Daily Laborer, who experimented living the life of a waste picker for nights has the object of keeping in mind the march of progress of La Trinidad and Baguio. But in the march of progress, so, too, does the march of garbage.   

As one local song, titled “Montanosa” depicted in one of its phrases, “Nu addu ti tattao, mas karkaru ditoy Baguio, ngem awan kanu serbin ti Baguio, nu awan ti basurero . . .”   The song, which many locals know and sing, may as well apply to the case of La Trinidad.

In guiding Daily Laborer in what follows by conceptualizing the act of collecting recyclables not as a survival strategy, Gloria, Tia and the waste pickers of La Trinidad and Baguio   argue it constitutes a form of living, as in their idiom, “to make a living.” 

Garbage recycling is thus understood as, at once, both a livelihood and their way of life.

What have we learned from this social experiment? The aim of Daily Laborer would have been attained if a single heart out there reading this column may be touched and turned from the manifest errors that we regularly commit when we throw our garbage: that of not properly and consistently segregating our garbage.

We just throw our refuse in one pile and that’s it. Why we do so stems from pure laziness. It won’t hurt anyone to segregate his/her own garbage.

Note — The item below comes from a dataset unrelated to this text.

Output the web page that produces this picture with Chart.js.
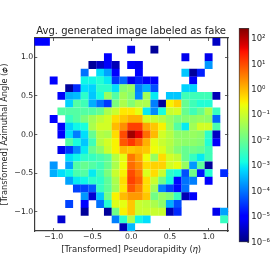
<!DOCTYPE html>
<html><head><meta charset="utf-8">
<script src="https://cdn.jsdelivr.net/npm/chart.js@4"></script>
<style>
html,body{margin:0;padding:0;background:#fff;width:277px;height:277px;overflow:hidden}
canvas{position:absolute;top:0;filter:blur(0.35px)}
</style></head><body>
<canvas id="main" width="277" height="277" style="left:0;width:277px;height:277px"></canvas>
<canvas id="bar" width="45" height="277" style="left:232px;width:45px;height:277px"></canvas>
<script>
// log10 of the average value per bin; _ = empty bin. Rows run from phi=+1.2 (top) to phi=-1.2.
const _ = null;
const r00=[-5,-5,_,_,_,_,_,_,_,_,_,_,_,_,_,_,_,_,_,_,_,_,_,-5.5,_];
const r01=[_,_,_,_,_,_,_,_,_,_,_,_,-5.2,_,_,-5.8,_,_,_,_,_,_,_,_,_];
const r02=[_,_,_,_,_,_,_,_,_,-5,_,_,_,_,_,_,_,_,_,-5.2,_,_,-5.2,_,_];
const r03=[_,_,_,_,_,_,_,-5.8,-5.5,-5.1,-5.6,_,-5.1,-5.2,_,_,_,_,_,_,_,_,-3.7,_,_];
const r04=[_,_,_,_,_,_,-4,_,-3.1,-3.6,-5,_,_,-5,_,_,_,_,_,-3.3,-5.8,-4.7,_,_,_];
const r05=[_,_,-5,_,_,_,-2.9,-2.9,-2.7,-3,-4.5,-4.1,-5.2,-4.7,-5.1,-5.1,_,_,_,_,-5.1,_,_,_,_];
const r06=[_,_,_,_,-5.8,-4.6,-3.1,-3.2,-2.6,-2.6,-3.1,-1.7,-1.5,-3.9,-3.5,-4.3,_,_,_,-3.2,-3.2,_,_,_,_];
const r07=[_,_,_,-5.1,-3.5,-3.4,-2.6,-3.3,-2.8,-1.5,-2.2,-1.4,-1.7,-3.8,-1.4,-3,_,-3.3,-3.3,-2.4,-2.4,-2.4,-2.4,-5.6,_];
const r08=[_,_,_,_,-3.2,-2.2,-2.4,-3.5,-4,-4.5,-1.8,-1.3,-1.7,-1.3,-1.3,-3.9,-5.8,-0.5,-0.2,-2,-2.4,-2.7,-2.7,_,_];
const r09=[_,_,_,-2.2,-2.2,-2.2,-2.2,-2.2,-2,-1.3,-1,-0.4,-0.4,-0.7,-3,-3.8,-2.8,-1,-0.9,-2,-2.4,-2,-1.3,-2.5,_];
const r10=[_,_,-5,_,-2.5,-2.2,-1.8,-1.4,-1.1,-0.9,-0.3,-0.1,0.1,0.1,-0.9,-1,-1.2,-1.5,-1.8,-1.7,-1.6,-1.5,-1.6,-4.1,_];
const r11=[_,_,_,-5.1,-3.2,-2.9,-2.8,-1.3,-0.9,-0.9,0,0.4,1.1,1.1,0.2,-0.1,-0.5,-1.4,-2.2,-3,-1.4,-0.9,-0.9,-2.3,_];
const r12=[_,_,_,-5,-3.1,-3.9,-3.1,-2,-1.2,-1.3,-0.3,1,2.2,1.7,0.7,0,-0.9,-1.2,-1.6,-1.6,-1.5,-1.6,-2.6,-5.5,_];
const r13=[_,_,_,_,-2.2,-2.8,-3.3,-2.4,-1.2,-0.9,-0.5,0.9,1.2,0.8,0.1,-0.7,-1,-1.2,-1.5,-1.6,-1.6,-1.7,-2.7,-5.1,_];
const r14=[_,_,_,-5.2,-4.5,-3.8,-3,-2,-1.6,-1,-0.5,0,-0.1,0,-0.1,-0.6,-0.8,-1.3,-1.7,-2,-1.9,-2,-2.4,_,_];
const r15=[_,_,_,_,-3.1,-2.9,-2.6,-2.5,-2.3,-2.1,-1.2,-0.7,0.6,0.2,-0.6,-1.5,-0.3,-0.9,-1.1,-2,-2.5,-3,-2.4,_,_];
const r16=[_,_,-3.7,_,-3.6,-2.2,-2,-2.2,-2.4,-2,-1.3,-0.6,0.7,0.4,-0.3,-0.2,-0.2,-0.9,-0.7,-1.5,-3.7,-2.1,-5.8,_,_];
const r17=[_,_,-3.5,-3.1,-2.9,-2.3,-2.2,-3,-2.4,-1.8,-1,-0.5,1,0.6,-0.8,-0.3,-1,-2.6,-2.8,-4.3,-1.9,-4.8,-2.7,_,-4.6];
const r18=[_,_,_,_,-3.6,-3,-2.9,-2.6,-2.6,-2.1,-1.3,-0.3,1.1,0.8,-0.3,-1,-1.9,-2.8,-4.9,-4,-3.9,_,-5,_,_];
const r19=[_,_,_,_,_,-4.4,-4.4,-4.2,-2.5,-2.1,-1.4,-0.4,0.9,0.5,-0.3,-1.4,-3.9,-4.4,-4.9,-4,_,_,_,_,_];
const r20=[_,_,_,_,_,_,-3.7,-5.4,-3.3,-1.9,-0.5,0,0.3,0.3,-0.1,-1.9,-1.5,-1.7,-2.5,-5.6,-5.1,_,_,_,_];
const r21=[_,_,_,_,-4.4,_,-5,_,-4,-2.7,-0.8,-0.7,-0.1,-1,-1.1,-1.3,-1.6,-3.5,-4.3,_,_,_,_,_,_];
const r22=[_,_,_,_,_,_,-5.8,_,_,-5.8,-1.9,-0.5,-0.1,-1,-1,-1,-1,-5.6,-4.6,_,_,_,_,-5.2,-3.6];
const r23=[_,_,_,-5.4,_,_,_,_,_,_,-3.9,-2.6,-1.3,-2.9,-3.1,_,_,_,_,_,_,_,_,_,-2.5];
const r24=[_,_,_,_,_,_,_,_,_,_,_,-5.6,-3.4,_,_,_,_,_,_,_,_,_,_,_,_];
const rows=[r00,r01,r02,r03,r04,r05,r06,r07,r08,r09,r10,r11,r12,r13,r14,r15,r16,r17,r18,r19,r20,r21,r22,r23,r24];
const etaCenters=[-1.2,-1.1,-1,-0.9,-0.8,-0.7,-0.6,-0.5,-0.4,-0.3,-0.2,-0.1,0,0.1,0.2,0.3,0.4,0.5,0.6,0.7,0.8,0.9,1,1.1,1.2];
const phiCenters=[1.2,1.1,1,0.9,0.8,0.7,0.6,0.5,0.4,0.3,0.2,0.1,0,-0.1,-0.2,-0.3,-0.4,-0.5,-0.6,-0.7,-0.8,-0.9,-1,-1.1,-1.2];
const axisTicks=[-1,-0.5,0,0.5,1];
const axisLimit=[-1.25,1.25];
const cbLimit=[1e-6,270];
const cbTicks=[1e-6,1e-5,1e-4,1e-3,1e-2,1e-1,1,10,100];
const cbLabels=['10⁻⁶','10⁻⁵','10⁻⁴','10⁻³','10⁻²','10⁻¹','10⁰','10¹','10²'];
const titleText='Avg. generated image labeled as fake';
const xTitle='[Transformed] Pseudorapidity (𝜂)';
const yTitle='[Transformed] Azimuthal Angle (𝜙)';

const FONT='"DejaVu Sans"';
const INK='#262626', FRAME='#3c3c3c';
function seg(t,p){for(let i=1;i<p.length;i++){if(t<=p[i][0]){const a=p[i-1],b=p[i];return a[1]+(b[1]-a[1])*(t-a[0])/(b[0]-a[0]);}}return p[p.length-1][1];}
function jet(t){t=Math.max(0,Math.min(1,t));
 const r=seg(t,[[0,0],[.35,0],[.66,1],[.89,1],[1,.5]]),
 g=seg(t,[[0,0],[.125,0],[.375,1],[.64,1],[.91,0],[1,0]]),
 b=seg(t,[[0,.5],[.11,1],[.34,1],[.65,0],[1,0]]);
 return `rgb(${Math.round(r*255)},${Math.round(g*255)},${Math.round(b*255)})`;}
const lo=Math.log10(cbLimit[0]),hi=Math.log10(cbLimit[1]);
const points=[];
rows.forEach((row,i)=>row.forEach((v,j)=>{if(v!==null)points.push({x:etaCenters[j],y:phiCenters[i],v});}));
const fmt=v=>(v<0?'−':'')+Math.abs(v).toFixed(1);
const setTicks=s=>{s.ticks=axisTicks.map(v=>({value:v}));};
const gridBase={drawOnChartArea:false,drawTicks:true,tickLength:-3,tickColor:FRAME,tickWidth:.8,color:FRAME,lineWidth:.8};
const border={display:true,color:FRAME,width:1.2};
new Chart(document.getElementById('main'),{
 type:'scatter',
 data:{datasets:[{data:points,clip:0,pointStyle:'rect',borderWidth:0,
   pointRadius:c=>{const a=c.chart.chartArea;return a?(a.width/etaCenters.length+.15)*Math.SQRT1_2:5.5;},
   pointHoverRadius:5.5,
   backgroundColor:c=>c.raw?jet((c.raw.v-lo)/(hi-lo)):'#000'}]},
 options:{responsive:false,animation:false,devicePixelRatio:1,
  layout:{padding:{left:0,right:49,top:0,bottom:0}},
  plugins:{legend:{display:false},tooltip:{enabled:false},
   title:{display:true,fullSize:false,text:titleText,color:INK,font:{family:FONT,size:10,weight:'normal'},padding:{top:25,bottom:1}}},
  scales:{
   x:{type:'linear',position:'bottom',min:axisLimit[0],max:axisLimit[1],afterBuildTicks:setTicks,
      afterFit:s=>{s.height=46;},grid:gridBase,border,
      ticks:{callback:fmt,color:INK,font:{family:FONT,size:7.8},padding:4,maxRotation:0,autoSkip:false},
      title:{display:true,text:xTitle,color:INK,font:{family:FONT,size:8.5},padding:{top:1,bottom:22}}},
   y:{type:'linear',position:'left',min:axisLimit[0],max:axisLimit[1],afterBuildTicks:setTicks,
      afterFit:s=>{s.width=34.3;},grid:gridBase,border,
      ticks:{callback:fmt,color:INK,font:{family:FONT,size:7.8},padding:4,autoSkip:false},
      title:{display:true,text:yTitle,color:INK,font:{family:FONT,size:8.2},padding:0}},
   xTop:{type:'linear',position:'top',min:axisLimit[0],max:axisLimit[1],afterBuildTicks:setTicks,
      afterFit:s=>{s.height=0;},grid:gridBase,border,ticks:{display:false}},
   yRight:{type:'linear',position:'right',min:axisLimit[0],max:axisLimit[1],afterBuildTicks:setTicks,
      afterFit:s=>{s.width=0;},grid:gridBase,border,ticks:{display:false}}
  }}});
new Chart(document.getElementById('bar'),{
 type:'bar',
 data:{labels:['c'],datasets:[{data:[cbLimit],barPercentage:1,categoryPercentage:1,
   borderWidth:1.2,borderColor:FRAME,borderSkipped:false,
   backgroundColor:c=>{const a=c.chart.chartArea;if(!a)return '#888';
     const g=c.chart.ctx.createLinearGradient(0,a.bottom,0,a.top);
     for(let i=0;i<=64;i++)g.addColorStop(i/64,jet(i/64));return g;}}]},
 options:{responsive:false,animation:false,devicePixelRatio:1,
  layout:{padding:{left:6.7,right:0,top:28,bottom:34.7}},
  plugins:{legend:{display:false},tooltip:{enabled:false}},
  scales:{
   x:{display:false},
   y:{type:'logarithmic',position:'right',min:cbLimit[0],max:cbLimit[1],
      afterBuildTicks:s=>{s.ticks=cbTicks.map(v=>({value:v}));},
      afterFit:s=>{s.width=27.7;},
      grid:{...gridBase,tickLength:-2},border:{display:false},
      ticks:{callback:(v,i)=>cbLabels[i],color:INK,font:{family:FONT,size:8.5},padding:4,autoSkip:false}}
  }}});
</script></body></html>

But then, sadly we make indolence rule over us.

If the perusal of this column will influence a single e-La Trinidad or taga-Baguio to labor more zealously and more fervently in segregating his/her garbage at home before bringing it out for the garbage collectors to collect, then the hands of Gloria, Tia and other waste pickers in our communities would not be put forth in vain.

If it shall cause the erring to mend their ways, some small share of common benefit shall have been effected by the narratives of the La Trinidad and Baguio waste pickers.  It is their humble hope that good may result from their story for the improvement of communities.

For even in this enlightened day when our country has the “Ecological Solid Waste Management Act of 2000,” or Republic Act 9003, we are still struggling to implement it. And many complaints for non-compliance.

While at the trash dumps, eerie moving shadows go silently reclaiming the discarded.